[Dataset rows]
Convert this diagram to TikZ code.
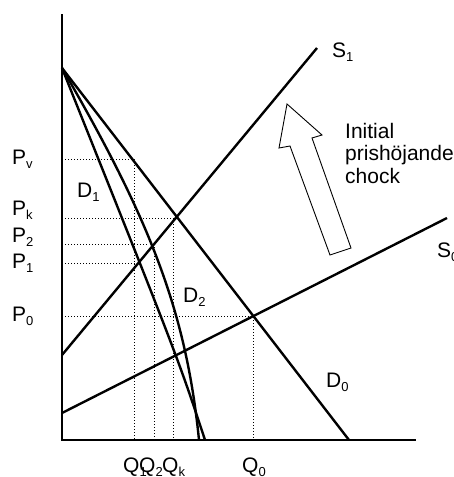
\documentclass[tikz,border=0pt]{standalone}
\usepackage{fontspec}
\setmainfont{Liberation Sans}
\newcommand\lowsub[1]{\raisebox{-4.5pt}{\fontsize{13}{13}\selectfont #1}}
\begin{document}
\begin{tikzpicture}[x=1pt,y=-1pt,
  axis/.style={line width=2.8pt, line cap=rect},
  curve/.style={line width=2.4pt},
  guide/.style={line width=1pt, dash pattern=on 1pt off 2pt},
  lab/.style={font=\fontsize{21}{24}\selectfont, inner sep=0pt, anchor=base west},
  shock/.style={line width=0.9pt, line join=miter}]
\useasboundingbox (0,0) rectangle (454,477);

% coordinates
\coordinate (ytop) at (62,15);
\coordinate (orig) at (62,440);
\coordinate (xend) at (415,440);
\coordinate (dtop) at (62,68);
\coordinate (d0end) at (349,440);
\coordinate (d1end) at (205,440);
\coordinate (d2end) at (199,440);
\coordinate (s1a) at (62,355);
\coordinate (s1b) at (317,48);
\coordinate (s0a) at (62,413);
\coordinate (s0b) at (447,218);

% guide lines
\coordinate (pv) at (62,159);   \coordinate (pvq) at (134,159); \coordinate (q1) at (134,440);
\coordinate (pk) at (62,218);   \coordinate (pke) at (177,218);
\coordinate (qkt) at (173,218); \coordinate (qk) at (173,440);
\coordinate (p2) at (62,244);   \coordinate (p2e) at (147,244);
\coordinate (q2t) at (154,244); \coordinate (q2) at (154,440);
\coordinate (p1) at (62,263);   \coordinate (p1e) at (137,263);
\coordinate (p0) at (62,316);   \coordinate (p0e) at (253,316); \coordinate (q0) at (253,440);

\draw[guide] (pv) -- (pvq) -- (q1);
\draw[guide] (pk) -- (pke);
\draw[guide] (qkt) -- (qk);
\draw[guide] (p2) -- (p2e);
\draw[guide] (q2t) -- (q2);
\draw[guide] (p1) -- (p1e);
\draw[guide] (p0) -- (p0e) -- (q0);

% curves
\draw[curve] (dtop) -- (d0end);
\draw[curve] (dtop) .. controls (177.6,357) .. (d1end);
\draw[curve] (dtop) .. controls (149,218) and (186,310) .. (d2end);
\draw[curve] (s1a) -- (s1b);
\draw[curve] (s0a) -- (s0b);

% axes
\draw[axis] (ytop) -- (orig) -- (xend);

% shock arrow
\coordinate (tip) at (287,104);
\coordinate (lb) at (279,148);
\coordinate (lst) at (290,146);
\coordinate (lsb) at (330,255);
\coordinate (rsb) at (351,248);
\coordinate (rst) at (312,138);
\coordinate (rb) at (322,135);
\draw[shock] (tip) -- (lb) -- (lst) -- (lsb) -- (rsb) -- (rst) -- (rb) -- cycle;

% labels
\node[lab] (lpv) at (12,164) {P\lowsub{v}};
\node[lab] (lpk) at (12,215) {P\lowsub{k}};
\node[lab] (lp2) at (12,242) {P\lowsub{2}};
\node[lab] (lp1) at (12,268) {P\lowsub{1}};
\node[lab] (lp0) at (12,321) {P\lowsub{0}};
\node[lab] (ld1) at (77,197) {D\lowsub{1}};
\node[lab] (ld2) at (183,302) {D\lowsub{2}};
\node[lab] (ld0) at (326,387) {D\lowsub{0}};
\node[lab] (ls1) at (332,57) {S\lowsub{1}};
\node[lab] (ls0) at (437,257) {S\lowsub{0}};
\node[lab] (lq1) at (123,472) {Q\lowsub{1}};
\node[lab] (lq2) at (139,472) {Q\lowsub{2}};
\node[lab] (lqk) at (162,472) {Q\lowsub{k}};
\node[lab] (lq0) at (242,472) {Q\lowsub{0}};
\node[lab] (t1) at (345,138) {Initial};
\node[lab] (t2) at (345,160) {prishöjande};
\node[lab] (t3) at (345,183) {chock};
\end{tikzpicture}
\end{document}
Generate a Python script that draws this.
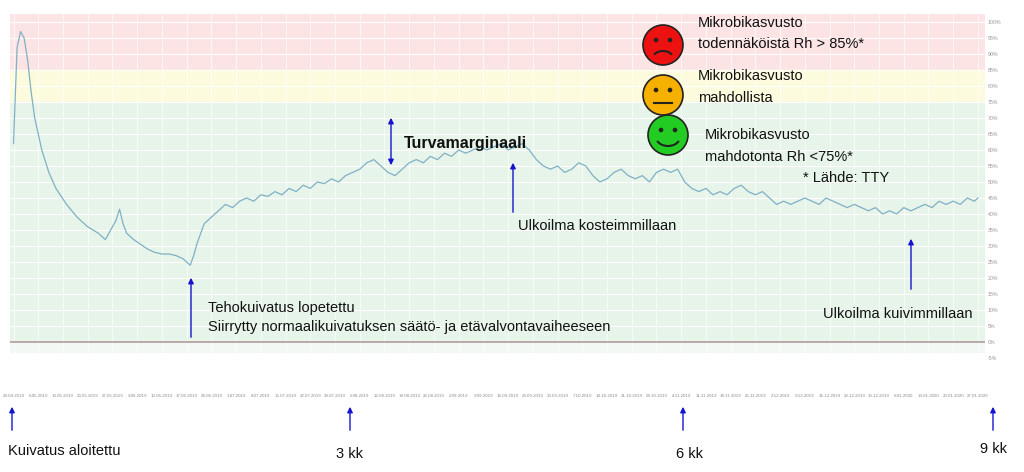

What you need to do ->
Skip the pictures and transcribe the rest of the records exactly.

Output of the exercise ->
Convert this diagram to TikZ code.
\documentclass[tikz,border=0pt]{standalone}
\usepackage{fontspec}
\setmainfont{Liberation Sans}
\newcommand\lowsub[1]{\raisebox{-4.5pt}{\fontsize{13}{13}\selectfont #1}}
\begin{document}
\begin{tikzpicture}[x=1pt,y=-1pt,
  axis/.style={line width=2.8pt, line cap=rect},
  curve/.style={line width=2.4pt},
  guide/.style={line width=1pt, dash pattern=on 1pt off 2pt},
  lab/.style={font=\fontsize{21}{24}\selectfont, inner sep=0pt, anchor=base west},
  shock/.style={line width=0.9pt, line join=miter}]
\useasboundingbox (0,0) rectangle (454,477);

% coordinates
\coordinate (ytop) at (62,15);
\coordinate (orig) at (62,440);
\coordinate (xend) at (415,440);
\coordinate (dtop) at (62,68);
\coordinate (d0end) at (349,440);
\coordinate (d1end) at (205,440);
\coordinate (d2end) at (199,440);
\coordinate (s1a) at (62,355);
\coordinate (s1b) at (317,48);
\coordinate (s0a) at (62,413);
\coordinate (s0b) at (447,218);

% guide lines
\coordinate (pv) at (62,159);   \coordinate (pvq) at (134,159); \coordinate (q1) at (134,440);
\coordinate (pk) at (62,218);   \coordinate (pke) at (177,218);
\coordinate (qkt) at (173,218); \coordinate (qk) at (173,440);
\coordinate (p2) at (62,244);   \coordinate (p2e) at (147,244);
\coordinate (q2t) at (154,244); \coordinate (q2) at (154,440);
\coordinate (p1) at (62,263);   \coordinate (p1e) at (137,263);
\coordinate (p0) at (62,316);   \coordinate (p0e) at (253,316); \coordinate (q0) at (253,440);

\draw[guide] (pv) -- (pvq) -- (q1);
\draw[guide] (pk) -- (pke);
\draw[guide] (qkt) -- (qk);
\draw[guide] (p2) -- (p2e);
\draw[guide] (q2t) -- (q2);
\draw[guide] (p1) -- (p1e);
\draw[guide] (p0) -- (p0e) -- (q0);

% curves
\draw[curve] (dtop) -- (d0end);
\draw[curve] (dtop) .. controls (177.6,357) .. (d1end);
\draw[curve] (dtop) .. controls (149,218) and (186,310) .. (d2end);
\draw[curve] (s1a) -- (s1b);
\draw[curve] (s0a) -- (s0b);

% axes
\draw[axis] (ytop) -- (orig) -- (xend);

% shock arrow
\coordinate (tip) at (287,104);
\coordinate (lb) at (279,148);
\coordinate (lst) at (290,146);
\coordinate (lsb) at (330,255);
\coordinate (rsb) at (351,248);
\coordinate (rst) at (312,138);
\coordinate (rb) at (322,135);
\draw[shock] (tip) -- (lb) -- (lst) -- (lsb) -- (rsb) -- (rst) -- (rb) -- cycle;

% labels
\node[lab] (lpv) at (12,164) {P\lowsub{v}};
\node[lab] (lpk) at (12,215) {P\lowsub{k}};
\node[lab] (lp2) at (12,242) {P\lowsub{2}};
\node[lab] (lp1) at (12,268) {P\lowsub{1}};
\node[lab] (lp0) at (12,321) {P\lowsub{0}};
\node[lab] (ld1) at (77,197) {D\lowsub{1}};
\node[lab] (ld2) at (183,302) {D\lowsub{2}};
\node[lab] (ld0) at (326,387) {D\lowsub{0}};
\node[lab] (ls1) at (332,57) {S\lowsub{1}};
\node[lab] (ls0) at (437,257) {S\lowsub{0}};
\node[lab] (lq1) at (123,472) {Q\lowsub{1}};
\node[lab] (lq2) at (139,472) {Q\lowsub{2}};
\node[lab] (lqk) at (162,472) {Q\lowsub{k}};
\node[lab] (lq0) at (242,472) {Q\lowsub{0}};
\node[lab] (t1) at (345,138) {Initial};
\node[lab] (t2) at (345,160) {prishöjande};
\node[lab] (t3) at (345,183) {chock};
\end{tikzpicture}
\end{document}
Generate a Python script that draws this.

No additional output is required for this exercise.